Exercise requirements – Lines from the one containing "Write a Python" to the one containing "import seaborn as sns", both lines included, are to be extracted exactly from the data below; pictures are excluded.

## Begin Dataset excerpts

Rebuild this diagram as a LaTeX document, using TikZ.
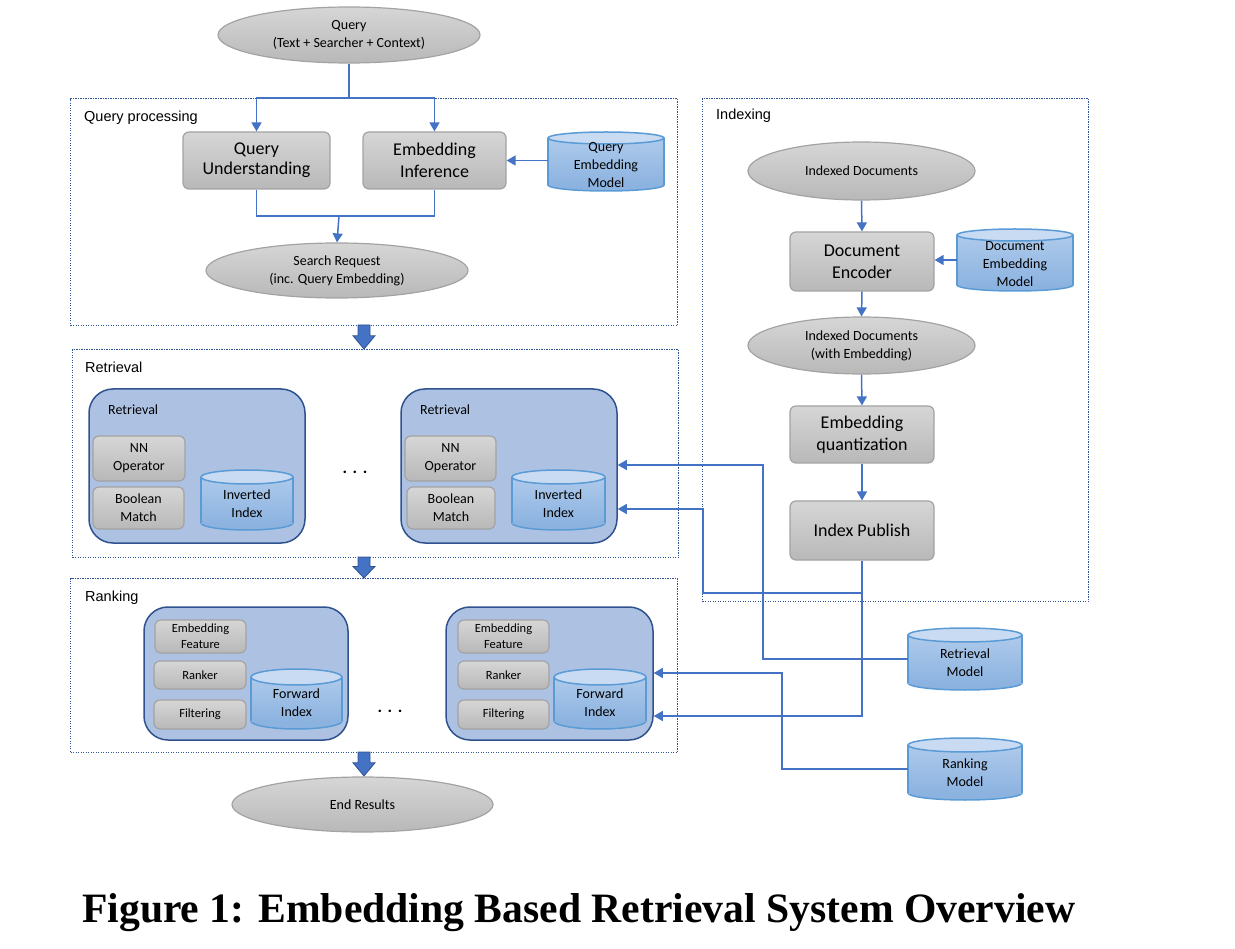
\documentclass[tikz,border=0pt]{standalone}
\usepackage{fontspec}
\setmainfont{Carlito}
\newfontfamily\capfont{Liberation Serif}
\newfontfamily\labfont{Liberation Sans}
\usetikzlibrary{shapes.geometric,arrows.meta,calc}
\definecolor{connblue}{HTML}{4472C4}
\definecolor{framecol}{HTML}{2F5597}
\definecolor{boxblue}{HTML}{ADC2E3}
\definecolor{boxblueborder}{HTML}{2F528F}
\definecolor{graytop}{HTML}{D6D6D6}
\definecolor{graybot}{HTML}{B8B8B8}
\definecolor{grayborder}{HTML}{A3A3A3}
\definecolor{cyltop}{HTML}{C8DBF2}
\definecolor{cylbodytop}{HTML}{AECAEB}
\definecolor{cylbodybot}{HTML}{8CB3E0}
\definecolor{cylborder}{HTML}{5B9BD5}
\tikzset{
  frame/.style={draw=framecol, line width=1.1pt, dash pattern=on 1.2pt off 1.3pt, rectangle, inner sep=0, anchor=north west},
  graybox/.style={rectangle, rounded corners=6pt, draw=grayborder, line width=1.2pt, top color=graytop, bottom color=graybot, align=center, inner sep=0},
  grayell/.style={ellipse, draw=grayborder, line width=1.2pt, top color=graytop, bottom color=graybot, align=center, inner sep=0},
  bluebox/.style={rectangle, rounded corners=24pt, draw=boxblueborder, line width=1.5pt, fill=boxblue, inner sep=0},
  conn/.style={draw=connblue, line width=1.5pt, -{Triangle[width=10pt,length=9pt]}},
  plainline/.style={draw=connblue, line width=1.5pt},
  seclabel/.style={anchor=west, font=\labfont\fontsize{14.5}{17}\selectfont, inner sep=0},
  bigtxt/.style={font=\fontsize{18}{22}\selectfont},
  midtxt/.style={font=\fontsize{14}{18}\selectfont},
  smalltxt/.style={font=\fontsize{12.5}{16}\selectfont},
  dotstxt/.style={font=\bfseries\fontsize{17}{17}\selectfont, inner sep=0, anchor=base},
  blockarrow/.style={fill=connblue, draw=boxblueborder, line width=0.8pt},
}
\newcommand{\cylat}[7]{%
  \pgfmathsetmacro{\cylcx}{(#2+#4)/2}%
  \pgfmathsetmacro{\cylcy}{(#3+#5)/2}%
  \pgfmathsetmacro{\cylrx}{(#4-#2)/2}%
  \pgfmathsetmacro{\cylw}{#4-#2}%
  \pgfmathsetmacro{\cylh}{#5-#3}%
  \fill[cylbodybot] (\cylcx,#5-#6) ellipse [x radius=\cylrx, y radius=#6];
  \draw[cylborder, line width=1.5pt] (\cylcx,#5-#6) ellipse [x radius=\cylrx, y radius=#6];
  \shade[top color=cylbodytop, bottom color=cylbodybot] (#2,#3+#6) rectangle (#4,#5-#6);
  \draw[cylborder, line width=1.5pt] (#2,#3+#6) -- (#2,#5-#6) (#4,#3+#6) -- (#4,#5-#6);
  \filldraw[fill=cyltop, draw=cylborder, line width=1.5pt] (\cylcx,#3+#6) ellipse [x radius=\cylrx, y radius=#6];
  \node[minimum width=\cylw, minimum height=\cylh, inner sep=0] (#1) at (\cylcx,\cylcy) {};
  \node[align=center, midtxt, yshift=-4pt] at (#1.center) {#7};
}
\newcommand{\blockarr}[3]{%
  \filldraw[blockarrow] (#1-6,#2) -- (#1+6,#2) -- (#1+6,{#2+0.45*(#3-#2)}) -- (#1+11,{#2+0.45*(#3-#2)}) -- (#1,#3) -- (#1-11,{#2+0.45*(#3-#2)}) -- (#1-6,{#2+0.45*(#3-#2)}) -- cycle;
}
\begin{document}
\begin{tikzpicture}[x=1pt,y=-1pt]
\useasboundingbox (0,0) rectangle (1235,949);

% ---------- frames ----------
\node[frame, minimum width=607, minimum height=227] (qp) at (70,98) {};
\node[seclabel] at (84,118) {Query processing};
\node[frame, minimum width=606, minimum height=208] (ret) at (72,349) {};
\node[seclabel] at (85,367) {Retrieval};
\node[frame, minimum width=607, minimum height=174] (rank) at (70,578) {};
\node[seclabel] at (85,598) {Ranking};
\node[frame, minimum width=386, minimum height=503] (idx) at (702,98) {};
\node[seclabel] at (716,116) {Indexing};

% ---------- query processing ----------
\node[grayell, minimum width=262, minimum height=56, midtxt] (q) at (349,35) {Query\\(Text + Searcher + Context)};
\node[graybox, minimum width=147, minimum height=57, bigtxt] (qu) at (256.5,160.5) {\raisebox{-2pt}{\shortstack{Query\\[2pt]Understanding}}};
\node[graybox, minimum width=143, minimum height=57, bigtxt] (ei) at (434.5,160.5) {Embedding\\Inference};
\cylat{qem}{548}{132}{664}{191}{6}{Query\\Embedding\\Model}
\node[grayell, minimum width=262, minimum height=55, midtxt] (sr) at (337,270.5) {Search Request\\(inc. Query Embedding)};

\coordinate (qj) at (349,98);
\draw[plainline] (q.south) -- (qj);
\draw[conn] (qj) -| (qu.north);
\draw[conn] (qj) -| (ei.north);
\draw[conn] (qem.west |- ei.east) -- (ei.east);
\coordinate (sj) at (339,216);
\draw[plainline] (qu.south) |- (sj);
\draw[plainline] (ei.south) |- (sj);
\draw[conn] (sj) -- (sr.north);

% ---------- retrieval ----------
\node[bluebox, minimum width=216, minimum height=154] (r1) at (197,466) {};
\node[anchor=west, midtxt, inner sep=0] at (108,410) {Retrieval};
\node[graybox, minimum width=92, minimum height=45, midtxt] (nn1) at (139,458.5) {NN\\Operator};
\node[graybox, minimum width=91, minimum height=42, midtxt] (bm1) at (138.5,508) {Boolean\\Match};
\cylat{ii1}{201}{470}{293}{530}{7}{Inverted\\Index}
\node[dotstxt] (dots1) at (355,474) {.\kern5.5pt.\kern5.5pt.};

\node[bluebox, minimum width=216, minimum height=154] (r2) at (509,466) {};
\node[anchor=west, midtxt, inner sep=0] at (420,410) {Retrieval};
\node[graybox, minimum width=91, minimum height=45, midtxt] (nn2) at (450.5,458.5) {NN\\Operator};
\node[graybox, minimum width=88, minimum height=42, midtxt] (bm2) at (451,508) {Boolean\\Match};
\cylat{ii2}{512}{470}{605}{530}{7}{Inverted\\Index}

\blockarr{364}{325}{349}

% ---------- ranking ----------
\node[bluebox, minimum width=204, minimum height=133] (k1) at (246,673.5) {};
\node[graybox, minimum width=91, minimum height=33, smalltxt] (ef1) at (200.5,636.5) {Embedding\\Feature};
\node[graybox, minimum width=92, minimum height=28, smalltxt] (rk1) at (200,675) {Ranker};
\node[graybox, minimum width=92, minimum height=29, smalltxt] (fl1) at (200,714.5) {Filtering};
\cylat{fi1}{251}{669}{342}{729}{8}{Forward\\Index}
\node[dotstxt] (dots2) at (390,712) {.\kern5.5pt.\kern5.5pt.};

\node[bluebox, minimum width=207, minimum height=133] (k2) at (549.5,673.5) {};
\node[graybox, minimum width=91, minimum height=33, smalltxt] (ef2) at (503.5,636.5) {Embedding\\Feature};
\node[graybox, minimum width=91, minimum height=28, smalltxt] (rk2) at (503.5,675) {Ranker};
\node[graybox, minimum width=91, minimum height=29, smalltxt] (fl2) at (503.5,714.5) {Filtering};
\cylat{fi2}{554}{669}{646}{729}{8}{Forward\\Index}

\blockarr{364}{557}{578}
\blockarr{364}{752}{776}
\node[grayell, minimum width=261, minimum height=55, midtxt] (er) at (362.5,804.5) {End Results};

% ---------- indexing ----------
\node[grayell, minimum width=227, minimum height=58, midtxt] (id) at (861.5,171) {Indexed Documents};
\node[graybox, minimum width=144, minimum height=59, bigtxt] (de) at (862,261.5) {Document\\Encoder};
\cylat{dem}{957}{229}{1073}{291}{6}{Document\\Embedding\\Model}
\node[grayell, minimum width=227, minimum height=57, midtxt] (ide) at (861.5,345.5) {Indexed Documents\\(with Embedding)};
\node[graybox, minimum width=144, minimum height=57, bigtxt] (eq) at (862,434.5) {Embedding\\quantization};
\node[graybox, minimum width=144, minimum height=59, bigtxt] (ip) at (862,530.5) {Index Publish};

\draw[conn] (id.south) -- (de.north);
\draw[conn] (dem.west |- 0,260) -- (de.east |- 0,260);
\draw[conn] (de.south) -- (ide.north);
\draw[conn] (ide.south) -- (eq.north);
\draw[conn] (eq.south) -- (ip.north);

% ---------- models ----------
\cylat{rm}{908}{628}{1022}{690}{7}{Retrieval\\Model}
\cylat{rkm}{908}{738}{1022}{800}{7}{Ranking\\Model}

\draw[conn] (rm.west) -- (763,659) |- (r2.east |- 0,465);
\draw[conn] (ip.south) |- (703,593) |- (r2.east |- 0,509);
\draw[conn] (ip.south) |- (k2.east |- 0,716);
\draw[conn] (rkm.west) -- (782,769) |- (k2.east |- 0,673);

% ---------- caption ----------
\node[anchor=base west, inner sep=0] (cap) at (82,922) {\resizebox{993pt}{29pt}{\capfont\bfseries Figure 1: Embedding Based Retrieval System Overview}};
\end{tikzpicture}
\end{document}
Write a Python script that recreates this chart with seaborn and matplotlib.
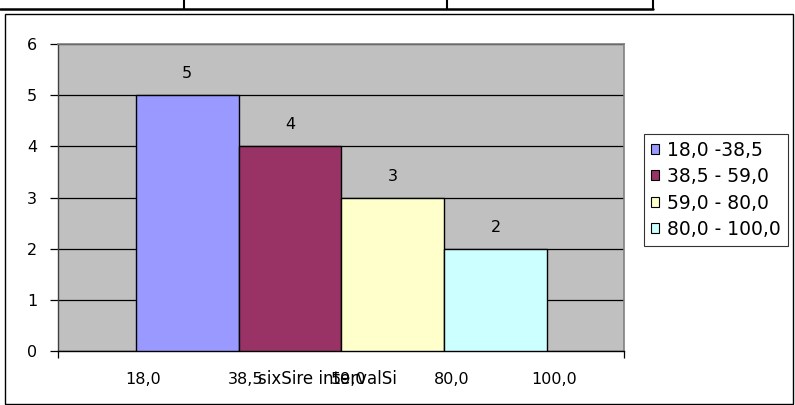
import matplotlib
matplotlib.use("Agg")
import matplotlib.pyplot as plt
from matplotlib.patches import Patch, Rectangle
from matplotlib.lines import Line2D
import numpy as np
import pandas as pd
import seaborn as sns

# data
intervals = ["18,0 -38,5", "38,5 - 59,0", "59,0 - 80,0", "80,0 - 100,0"]
counts = [5, 4, 3, 2]
edge_labels = ["18,0", "38,5", "59,0", "80,0", "100,0"]
bar_colors = ["#9999FF", "#993366", "#FFFFCC", "#CCFFFF"]
x_title = "sixSire intervalSi"

sns.set_theme(style="white")
plt.rcParams["font.family"] = ["DejaVu Sans"]
plt.rcParams["text.color"] = "black"

FS = 11.5
LFS = 13.5
W, H = 795, 405
fig = plt.figure(figsize=(W / 100, H / 100), dpi=100)
fig.patch.set_facecolor("white")

L, R, T, B = 58, 624, 44, 351
ax = fig.add_axes([L / W, 1 - B / H, (R - L) / W, (B - T) / H])
ax.set_facecolor("#C0C0C0")

df = pd.DataFrame({"interval": intervals, "count": counts})
sns.barplot(data=df, x="interval", y="count", hue="interval", palette=bar_colors,
            saturation=1, width=1.0, edgecolor="black", linewidth=1.0,
            legend=False, ax=ax, zorder=3)

for c in ax.containers:
    ax.bar_label(c, padding=10, fontsize=FS, color="black")

ax.set_ylim(0, 6)
ax.set_xlim(-1.257, 4.248)
ax.set_yticks(range(0, 7))
ax.yaxis.grid(True, color="black", linewidth=0.9, zorder=0)
ax.set_axisbelow(True)
ax.tick_params(axis="y", length=6, width=0.9, color="black", direction="out",
               pad=9, labelsize=FS, labelcolor="black", left=True)

pos = np.arange(len(edge_labels)) - 0.5 + 0.07
ax.set_xticks(pos, edge_labels)
ax.tick_params(axis="x", length=0, pad=15, labelsize=FS, labelcolor="black")
ax.set_xticks([-1.257, 4.248], minor=True)
ax.tick_params(axis="x", which="minor", length=5, width=0.9, color="black",
               direction="out", bottom=True)

ax.set_ylabel("")
ax.set_xlabel(x_title, fontsize=FS + 0.5, color="black", va="center")
ax.xaxis.set_label_coords((327 - L) / (R - L), -(379 - B) / (B - T))

for s in ["top", "right"]:
    ax.spines[s].set_color("#808080")
    ax.spines[s].set_linewidth(1.2)
ax.spines["left"].set_color("#404040")
ax.spines["bottom"].set_color("black")
ax.spines["left"].set_linewidth(1.0)
ax.spines["bottom"].set_linewidth(1.0)

handles = [Patch(facecolor=c, edgecolor="black", linewidth=0.8) for c in bar_colors]
leg = fig.legend(handles, intervals, loc="upper left",
                 bbox_to_anchor=(644 / W, 1 - 134 / H), frameon=True,
                 fancybox=False, fontsize=LFS, handlelength=0.45,
                 handleheight=0.45, handletextpad=0.45, labelspacing=0.4,
                 borderpad=0.35, borderaxespad=0, labelcolor="black")
leg.get_frame().set_edgecolor("black")
leg.get_frame().set_linewidth(0.8)

# outer chart frame
fig.add_artist(Rectangle((5 / W, 1 / H), (793 - 5) / W, (404 - 13 - 1) / H,
                         transform=fig.transFigure, fill=False,
                         edgecolor="black", linewidth=1.0))
# fragment of table above
fig.add_artist(Line2D([0, 653 / W], [1 - 9 / H, 1 - 9 / H],
                      transform=fig.transFigure, color="black", linewidth=1.8))
for xv in [184, 447, 653]:
    fig.add_artist(Line2D([xv / W, xv / W], [1 - 9 / H, 1], transform=fig.transFigure,
                          color="black", linewidth=1.5))

fig.savefig("out.png", dpi=100)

## End Dataset excerpts

Complete response –
Write a Python script that recreates this chart with seaborn and matplotlib.
import matplotlib
matplotlib.use("Agg")
import matplotlib.pyplot as plt
from matplotlib.patches import Patch, Rectangle
from matplotlib.lines import Line2D
import numpy as np
import pandas as pd
import seaborn as sns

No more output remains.